Financial advisors say it bodes well that so many of their wealthy clients are eager to ensure that their heirs are well-adjusted and good stewards of wealth. We asked six advisors to describe specific ways parents can help set their progeny up for success, and while estate-planning strategies play a part, it turns out that there’s no substitute for good parenting.
Set Up an Irrevocable Trust
Mitchell Prosk, senior client advisor, Crescent Grove Advisors
One idea is a basic irrevocable trust. Parents create the trust for a beneficiary and place annual gift-tax-exclusion gifts into the trust. It’s a tax strategy that benefits the parents by reducing their taxable estate and that eventually benefits the beneficiary due to less estate tax paid on any inheritance. Often, this type of trust is a vehicle where parents put money for a beneficiary to be used later in life for buying a home or investing in a business.
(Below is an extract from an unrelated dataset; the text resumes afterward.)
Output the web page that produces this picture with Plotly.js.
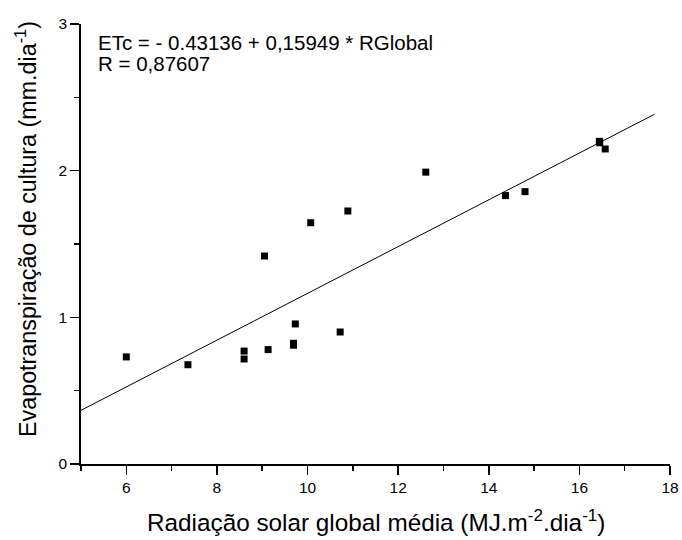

Another technique that has been very successful for families subject to the estate tax, and which isn’t overly complicated, is using a grantor-retained annuity trust, or GRAT. Generally speaking, parents place assets into the trust for a set term. At the end of the term, if the appreciation of the assets was above the set interest rate, the GRAT is successful, and there is a remainder. The remainder passes out of the parent’s taxable estate to the beneficiary. When successful, it’s a really nice and powerful wealth transfer technique.
If a GRAT isn’t successful, the cost is just setting up the trust with the attorney. There is the potential for the basic irrevocable trust and the GRAT strategies to dovetail at the end of the GRAT term. If the GRAT is successful, the remainder can go into the irrevocable trust that was already created for a beneficiary and that can continue to catch annual-exclusion gifts.